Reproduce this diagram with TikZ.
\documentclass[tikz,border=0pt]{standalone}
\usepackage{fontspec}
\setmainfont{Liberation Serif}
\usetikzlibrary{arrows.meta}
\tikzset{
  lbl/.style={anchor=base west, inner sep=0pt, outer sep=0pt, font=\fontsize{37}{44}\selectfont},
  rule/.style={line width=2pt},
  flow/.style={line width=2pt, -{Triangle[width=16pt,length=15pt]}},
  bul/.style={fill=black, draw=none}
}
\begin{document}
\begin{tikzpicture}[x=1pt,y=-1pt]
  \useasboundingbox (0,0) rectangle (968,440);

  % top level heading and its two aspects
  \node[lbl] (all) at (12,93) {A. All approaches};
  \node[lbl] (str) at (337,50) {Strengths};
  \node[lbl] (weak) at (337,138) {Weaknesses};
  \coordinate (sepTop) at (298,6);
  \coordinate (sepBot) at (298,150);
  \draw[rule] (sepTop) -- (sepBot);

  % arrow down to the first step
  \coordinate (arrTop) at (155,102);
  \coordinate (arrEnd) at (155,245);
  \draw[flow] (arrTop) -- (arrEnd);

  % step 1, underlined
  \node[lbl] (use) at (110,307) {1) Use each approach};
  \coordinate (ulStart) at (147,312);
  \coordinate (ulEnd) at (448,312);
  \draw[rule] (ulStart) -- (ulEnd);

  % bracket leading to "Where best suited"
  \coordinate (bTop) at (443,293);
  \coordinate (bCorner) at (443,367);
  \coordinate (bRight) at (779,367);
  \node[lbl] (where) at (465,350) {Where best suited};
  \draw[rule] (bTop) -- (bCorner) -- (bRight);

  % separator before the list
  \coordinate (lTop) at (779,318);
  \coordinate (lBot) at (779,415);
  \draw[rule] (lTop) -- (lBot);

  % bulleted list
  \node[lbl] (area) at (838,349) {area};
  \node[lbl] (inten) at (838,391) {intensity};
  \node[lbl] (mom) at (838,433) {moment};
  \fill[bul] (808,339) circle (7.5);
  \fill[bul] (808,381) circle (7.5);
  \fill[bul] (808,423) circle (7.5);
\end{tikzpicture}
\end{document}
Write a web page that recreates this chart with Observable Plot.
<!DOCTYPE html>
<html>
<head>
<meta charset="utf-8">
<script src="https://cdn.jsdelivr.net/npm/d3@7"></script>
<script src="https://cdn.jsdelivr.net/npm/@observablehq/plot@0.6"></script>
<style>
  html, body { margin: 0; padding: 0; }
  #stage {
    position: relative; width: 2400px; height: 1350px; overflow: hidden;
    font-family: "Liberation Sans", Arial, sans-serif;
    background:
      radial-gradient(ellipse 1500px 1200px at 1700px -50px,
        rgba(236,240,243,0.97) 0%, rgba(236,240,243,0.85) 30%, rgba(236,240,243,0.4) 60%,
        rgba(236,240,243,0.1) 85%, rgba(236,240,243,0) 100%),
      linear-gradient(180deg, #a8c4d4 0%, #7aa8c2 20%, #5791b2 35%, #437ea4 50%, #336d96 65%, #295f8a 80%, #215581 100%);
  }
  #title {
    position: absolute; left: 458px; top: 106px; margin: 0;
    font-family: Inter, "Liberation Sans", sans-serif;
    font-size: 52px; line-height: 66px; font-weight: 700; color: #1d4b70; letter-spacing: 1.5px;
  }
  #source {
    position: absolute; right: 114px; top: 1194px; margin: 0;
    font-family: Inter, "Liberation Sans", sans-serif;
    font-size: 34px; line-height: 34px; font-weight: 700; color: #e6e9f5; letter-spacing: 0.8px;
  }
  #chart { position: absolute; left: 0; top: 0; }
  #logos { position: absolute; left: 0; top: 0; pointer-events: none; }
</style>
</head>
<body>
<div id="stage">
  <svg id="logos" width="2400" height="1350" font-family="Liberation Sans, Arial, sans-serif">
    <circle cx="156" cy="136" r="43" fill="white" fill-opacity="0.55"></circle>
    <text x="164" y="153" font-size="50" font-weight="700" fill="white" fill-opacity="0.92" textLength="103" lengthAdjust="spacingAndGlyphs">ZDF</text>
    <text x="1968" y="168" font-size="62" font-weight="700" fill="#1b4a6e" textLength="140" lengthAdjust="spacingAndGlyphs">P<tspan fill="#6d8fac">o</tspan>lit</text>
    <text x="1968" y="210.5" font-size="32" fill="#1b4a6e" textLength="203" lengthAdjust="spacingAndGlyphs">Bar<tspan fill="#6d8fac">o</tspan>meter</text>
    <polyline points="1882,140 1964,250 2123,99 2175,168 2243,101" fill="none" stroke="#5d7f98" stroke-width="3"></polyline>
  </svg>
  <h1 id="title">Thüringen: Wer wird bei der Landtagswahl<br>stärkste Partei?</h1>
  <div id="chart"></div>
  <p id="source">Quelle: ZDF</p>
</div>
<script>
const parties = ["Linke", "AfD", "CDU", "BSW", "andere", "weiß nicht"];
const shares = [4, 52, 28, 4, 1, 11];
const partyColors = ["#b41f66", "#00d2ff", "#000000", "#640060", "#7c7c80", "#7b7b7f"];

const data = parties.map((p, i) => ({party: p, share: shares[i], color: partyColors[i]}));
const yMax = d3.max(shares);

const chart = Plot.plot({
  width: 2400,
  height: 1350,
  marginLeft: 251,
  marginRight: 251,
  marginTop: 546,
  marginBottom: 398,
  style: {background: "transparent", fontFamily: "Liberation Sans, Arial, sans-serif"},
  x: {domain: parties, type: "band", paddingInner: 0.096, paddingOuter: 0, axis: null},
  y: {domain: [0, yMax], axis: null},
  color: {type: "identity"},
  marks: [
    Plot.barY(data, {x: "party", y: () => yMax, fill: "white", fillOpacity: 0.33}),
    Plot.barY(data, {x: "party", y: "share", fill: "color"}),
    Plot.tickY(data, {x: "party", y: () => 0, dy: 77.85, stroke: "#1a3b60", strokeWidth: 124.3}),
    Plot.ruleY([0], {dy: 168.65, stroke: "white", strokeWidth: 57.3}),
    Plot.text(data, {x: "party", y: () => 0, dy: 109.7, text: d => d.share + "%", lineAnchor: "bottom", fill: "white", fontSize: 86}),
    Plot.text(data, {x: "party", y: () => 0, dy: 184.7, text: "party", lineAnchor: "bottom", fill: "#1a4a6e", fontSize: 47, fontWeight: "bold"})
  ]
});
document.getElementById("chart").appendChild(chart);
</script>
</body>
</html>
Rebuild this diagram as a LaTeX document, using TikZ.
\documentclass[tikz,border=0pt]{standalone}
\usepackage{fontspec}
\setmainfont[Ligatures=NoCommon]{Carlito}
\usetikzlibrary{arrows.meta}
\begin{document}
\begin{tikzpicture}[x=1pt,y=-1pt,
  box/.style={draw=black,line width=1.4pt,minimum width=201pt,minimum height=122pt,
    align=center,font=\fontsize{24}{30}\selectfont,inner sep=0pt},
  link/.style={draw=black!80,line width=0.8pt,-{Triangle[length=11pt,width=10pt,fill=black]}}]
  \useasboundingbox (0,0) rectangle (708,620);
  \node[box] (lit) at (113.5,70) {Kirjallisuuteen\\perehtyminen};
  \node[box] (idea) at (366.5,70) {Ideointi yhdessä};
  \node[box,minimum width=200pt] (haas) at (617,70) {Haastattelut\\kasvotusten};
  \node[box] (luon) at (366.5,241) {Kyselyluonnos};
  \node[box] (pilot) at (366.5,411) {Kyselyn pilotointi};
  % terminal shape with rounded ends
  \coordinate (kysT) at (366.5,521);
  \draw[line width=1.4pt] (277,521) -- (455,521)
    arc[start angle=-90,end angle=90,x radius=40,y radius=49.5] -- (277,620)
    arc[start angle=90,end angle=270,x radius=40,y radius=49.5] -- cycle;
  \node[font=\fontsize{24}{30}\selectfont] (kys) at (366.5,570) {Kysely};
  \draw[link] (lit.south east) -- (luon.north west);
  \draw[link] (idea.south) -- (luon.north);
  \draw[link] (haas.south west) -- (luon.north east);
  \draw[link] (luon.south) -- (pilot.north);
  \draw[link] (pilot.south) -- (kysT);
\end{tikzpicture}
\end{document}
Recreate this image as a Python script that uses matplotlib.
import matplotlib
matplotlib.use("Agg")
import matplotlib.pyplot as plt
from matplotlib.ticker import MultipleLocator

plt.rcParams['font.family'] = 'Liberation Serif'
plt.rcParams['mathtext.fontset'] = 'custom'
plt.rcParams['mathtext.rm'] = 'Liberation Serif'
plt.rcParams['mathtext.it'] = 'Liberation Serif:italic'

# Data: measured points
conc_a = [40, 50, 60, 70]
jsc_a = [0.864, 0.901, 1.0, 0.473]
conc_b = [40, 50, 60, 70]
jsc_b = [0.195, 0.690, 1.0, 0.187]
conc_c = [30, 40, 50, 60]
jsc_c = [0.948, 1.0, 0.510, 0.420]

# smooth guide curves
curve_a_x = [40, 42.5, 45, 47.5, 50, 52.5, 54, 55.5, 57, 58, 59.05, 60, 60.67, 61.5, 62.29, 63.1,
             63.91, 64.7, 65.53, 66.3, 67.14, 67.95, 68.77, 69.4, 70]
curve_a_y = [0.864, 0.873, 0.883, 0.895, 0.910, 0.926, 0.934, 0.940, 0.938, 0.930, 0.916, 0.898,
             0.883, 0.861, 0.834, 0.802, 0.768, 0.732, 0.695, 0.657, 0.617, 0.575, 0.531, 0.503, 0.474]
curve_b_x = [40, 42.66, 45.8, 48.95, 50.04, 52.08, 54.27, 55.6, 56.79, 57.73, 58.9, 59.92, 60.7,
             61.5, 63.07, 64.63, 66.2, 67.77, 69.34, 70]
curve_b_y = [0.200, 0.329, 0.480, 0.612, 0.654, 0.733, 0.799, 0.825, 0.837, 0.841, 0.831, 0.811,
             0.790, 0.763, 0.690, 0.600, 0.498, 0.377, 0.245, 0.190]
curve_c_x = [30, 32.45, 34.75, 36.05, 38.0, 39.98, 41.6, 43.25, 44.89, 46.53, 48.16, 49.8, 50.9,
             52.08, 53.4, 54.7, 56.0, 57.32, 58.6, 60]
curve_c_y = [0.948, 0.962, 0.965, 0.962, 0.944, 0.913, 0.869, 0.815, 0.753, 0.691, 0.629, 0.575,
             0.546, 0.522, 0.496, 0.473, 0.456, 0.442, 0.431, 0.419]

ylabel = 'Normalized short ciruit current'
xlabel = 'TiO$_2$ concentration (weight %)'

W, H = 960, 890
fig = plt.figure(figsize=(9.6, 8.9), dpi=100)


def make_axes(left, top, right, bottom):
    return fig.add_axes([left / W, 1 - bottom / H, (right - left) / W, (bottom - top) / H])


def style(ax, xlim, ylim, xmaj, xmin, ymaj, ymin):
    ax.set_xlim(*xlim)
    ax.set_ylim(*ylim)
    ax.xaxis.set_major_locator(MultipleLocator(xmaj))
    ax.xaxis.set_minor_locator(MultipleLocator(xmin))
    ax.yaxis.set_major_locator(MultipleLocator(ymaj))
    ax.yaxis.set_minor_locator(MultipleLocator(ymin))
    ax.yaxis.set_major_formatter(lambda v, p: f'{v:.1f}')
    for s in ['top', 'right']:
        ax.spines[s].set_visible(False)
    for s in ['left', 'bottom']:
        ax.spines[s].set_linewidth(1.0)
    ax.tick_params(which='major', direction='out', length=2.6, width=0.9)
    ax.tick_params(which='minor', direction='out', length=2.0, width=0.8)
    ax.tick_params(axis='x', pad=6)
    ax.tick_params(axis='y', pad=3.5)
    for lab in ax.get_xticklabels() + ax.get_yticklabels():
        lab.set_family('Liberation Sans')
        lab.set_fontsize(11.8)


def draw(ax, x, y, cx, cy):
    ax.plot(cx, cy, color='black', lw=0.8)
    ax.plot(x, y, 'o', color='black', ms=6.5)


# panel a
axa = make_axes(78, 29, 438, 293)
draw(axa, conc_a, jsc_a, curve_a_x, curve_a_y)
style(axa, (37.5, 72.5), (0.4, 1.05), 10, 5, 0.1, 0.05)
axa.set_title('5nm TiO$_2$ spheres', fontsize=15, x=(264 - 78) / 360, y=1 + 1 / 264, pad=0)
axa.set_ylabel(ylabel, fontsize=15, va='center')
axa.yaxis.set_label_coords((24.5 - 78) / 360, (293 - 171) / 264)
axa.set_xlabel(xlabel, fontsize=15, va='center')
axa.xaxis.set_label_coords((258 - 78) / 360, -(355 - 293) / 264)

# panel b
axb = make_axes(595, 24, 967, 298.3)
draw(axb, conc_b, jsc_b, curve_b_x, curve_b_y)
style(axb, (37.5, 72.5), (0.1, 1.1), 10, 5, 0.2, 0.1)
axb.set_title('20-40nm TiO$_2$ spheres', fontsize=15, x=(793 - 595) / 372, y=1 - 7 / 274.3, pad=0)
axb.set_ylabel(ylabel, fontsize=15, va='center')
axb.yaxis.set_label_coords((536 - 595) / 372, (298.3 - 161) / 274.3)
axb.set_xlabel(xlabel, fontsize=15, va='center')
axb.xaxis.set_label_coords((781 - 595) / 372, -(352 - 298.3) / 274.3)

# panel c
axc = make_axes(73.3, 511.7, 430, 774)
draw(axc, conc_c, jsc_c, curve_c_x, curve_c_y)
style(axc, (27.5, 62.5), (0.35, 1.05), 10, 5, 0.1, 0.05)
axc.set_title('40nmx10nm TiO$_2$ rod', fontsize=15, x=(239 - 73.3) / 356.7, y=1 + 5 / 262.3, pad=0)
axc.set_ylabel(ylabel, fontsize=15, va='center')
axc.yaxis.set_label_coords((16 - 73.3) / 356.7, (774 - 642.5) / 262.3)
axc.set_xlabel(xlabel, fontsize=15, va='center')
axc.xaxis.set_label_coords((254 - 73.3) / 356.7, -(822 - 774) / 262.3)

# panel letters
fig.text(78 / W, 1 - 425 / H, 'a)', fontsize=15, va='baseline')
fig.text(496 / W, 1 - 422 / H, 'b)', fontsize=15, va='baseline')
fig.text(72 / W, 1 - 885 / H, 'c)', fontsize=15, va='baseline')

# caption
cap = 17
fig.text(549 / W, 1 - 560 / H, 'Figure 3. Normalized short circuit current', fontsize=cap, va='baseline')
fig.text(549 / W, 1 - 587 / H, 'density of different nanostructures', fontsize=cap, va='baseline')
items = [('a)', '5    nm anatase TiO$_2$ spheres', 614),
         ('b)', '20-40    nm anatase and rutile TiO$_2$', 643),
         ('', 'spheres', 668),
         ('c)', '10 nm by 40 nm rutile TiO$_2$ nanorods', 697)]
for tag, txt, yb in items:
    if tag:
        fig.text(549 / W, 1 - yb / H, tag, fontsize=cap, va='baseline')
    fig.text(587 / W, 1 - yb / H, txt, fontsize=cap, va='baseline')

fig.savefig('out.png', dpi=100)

The problem
Find every line in the records that has the string "chart", then state how many there are and nothing else.

Result
5